### Task directions
Return all lines from the listing below in which the string "matplotlib" occurs.

◆ ◆ ◆ ◆ ◆ ◆ ◆

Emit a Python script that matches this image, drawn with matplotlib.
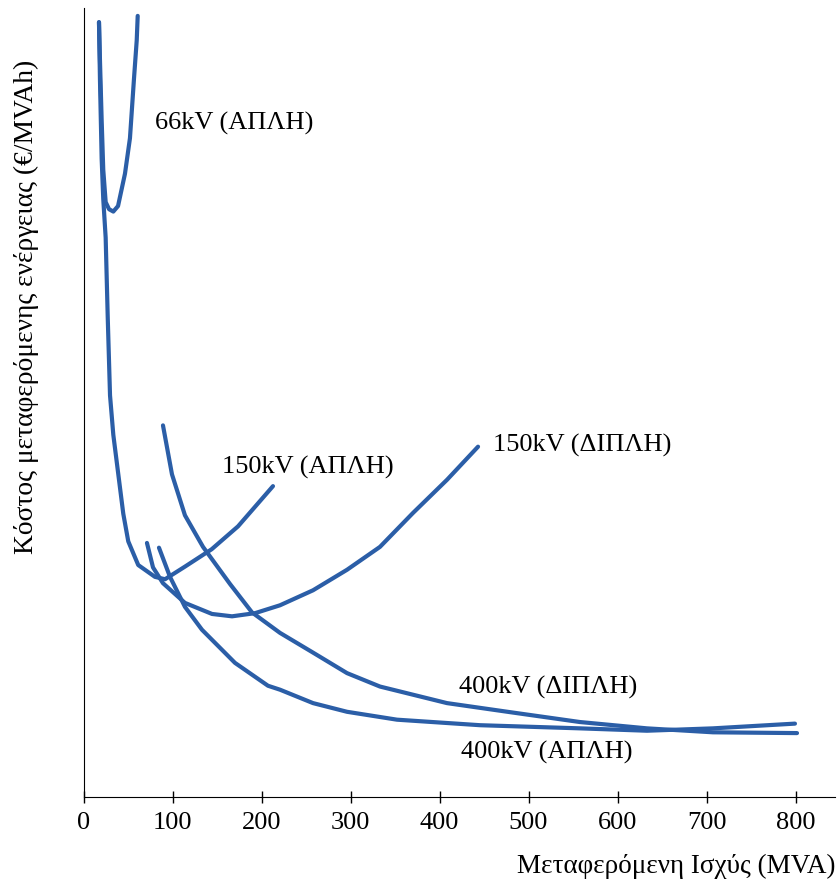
import matplotlib
matplotlib.use("Agg")
import matplotlib.pyplot as plt

plt.rcParams['font.family'] = ['Liberation Serif', 'DejaVu Serif']

# Data (x: transmitted power MVA, y: relative cost, arbitrary units)
x_66 = [17.4, 18.5, 20.4, 22.2, 24.9, 28.7, 33.5, 38.8, 46.6, 52.2, 56.7, 59.8, 60.9]
y_66 = [98.2, 93.4, 85.8, 79.5, 75.4, 74.5, 74.2, 74.9, 79.0, 83.5, 91.0, 95.9, 99.0]

x_150s = [17.4, 18.5, 20.4, 22.2, 24.9, 27.2, 29.8, 33.5, 39.1, 44.7, 50.3, 61.5, 80.3, 91.6, 114.0, 144.0, 173.6, 212.9]
y_150s = [98.2, 90.9, 80.9, 75.8, 70.9, 60.9, 50.9, 45.9, 40.9, 35.9, 32.4, 29.4, 27.9, 27.6, 29.2, 31.4, 34.3, 39.4]

x_150d = [71.3, 78.1, 89.3, 114.0, 144.4, 166.9, 192.7, 220.8, 257.9, 296.1, 333.1, 370.2, 408.4, 443.3]
y_150d = [32.2, 29.1, 27.1, 24.6, 23.2, 22.9, 23.3, 24.3, 26.2, 28.8, 31.7, 36.0, 40.2, 44.4]

x_400s = [84.8, 97.2, 114.0, 133.1, 170.2, 207.3, 220.8, 257.9, 296.1, 352.2, 445.5, 557.9, 633.1, 707.3, 799.4]
y_400s = [31.6, 27.9, 24.1, 21.2, 17.0, 14.1, 13.6, 11.9, 10.8, 9.8, 9.1, 8.7, 8.4, 8.7, 9.3]

x_400d = [89.3, 99.4, 114.0, 134.3, 164.6, 189.3, 220.8, 257.9, 296.1, 333.1, 408.4, 482.6, 557.9, 633.1, 707.3, 801.7]
y_400d = [47.1, 40.9, 35.7, 31.7, 27.0, 23.4, 20.8, 18.3, 15.7, 14.0, 11.9, 10.7, 9.5, 8.7, 8.2, 8.1]

x_ticks = [0, 100, 200, 300, 400, 500, 600, 700, 800]

labels = ["66kV (ΑΠΛΗ)", "150kV (ΑΠΛΗ)", "150kV (ΔΙΠΛΗ)", "400kV (ΔΙΠΛΗ)", "400kV (ΑΠΛΗ)"]
label_pos = [(80.3, 85.4), (155.4, 41.8), (459.9, 44.6), (421.7, 13.9), (424.0, 5.7)]

color = '#2B5EA7'
W, H = 838, 884
fig = plt.figure(figsize=(W / 100, H / 100), dpi=100)
ax = fig.add_axes([83.5 / W, (H - 797) / H, (835 - 83.5) / W, (797 - 8) / H])

for xs, ys in [(x_66, y_66), (x_150s, y_150s), (x_150d, y_150d), (x_400s, y_400s), (x_400d, y_400d)]:
    ax.plot(xs, ys, color=color, lw=3.0, solid_capstyle='round', solid_joinstyle='round')

for t, (lx, ly) in zip(labels, label_pos):
    ax.text(lx, ly, t, fontsize=19, ha='left', va='center', color='black')

ax.set_xlim(0, (835 - 83.5) / 0.89)
ax.set_ylim(0, 100)
ax.spines['top'].set_visible(False)
ax.spines['right'].set_visible(False)
ax.set_yticks([])
ax.set_xticks(x_ticks)
ax.set_xticklabels([str(v) for v in x_ticks])
ax.tick_params(axis='x', direction='inout', length=8, width=1, labelsize=19, pad=7)

fig.text(835 / W, 1 - 866 / H, "Μεταφερόμενη Ισχύς (MVA)", fontsize=19.5, ha='right', va='center')
fig.text(26 / W, 1 - 307 / H, "Κόστος μεταφερόμενης ενέργειας (€/MVAh)", fontsize=19.8,
         ha='center', va='center', rotation=90)

fig.savefig("out.png", dpi=100)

◆ ◆ ◆ ◆ ◆ ◆ ◆

### The solution
Emit a Python script that matches this image, drawn with matplotlib.
import matplotlib
matplotlib.use("Agg")
import matplotlib.pyplot as plt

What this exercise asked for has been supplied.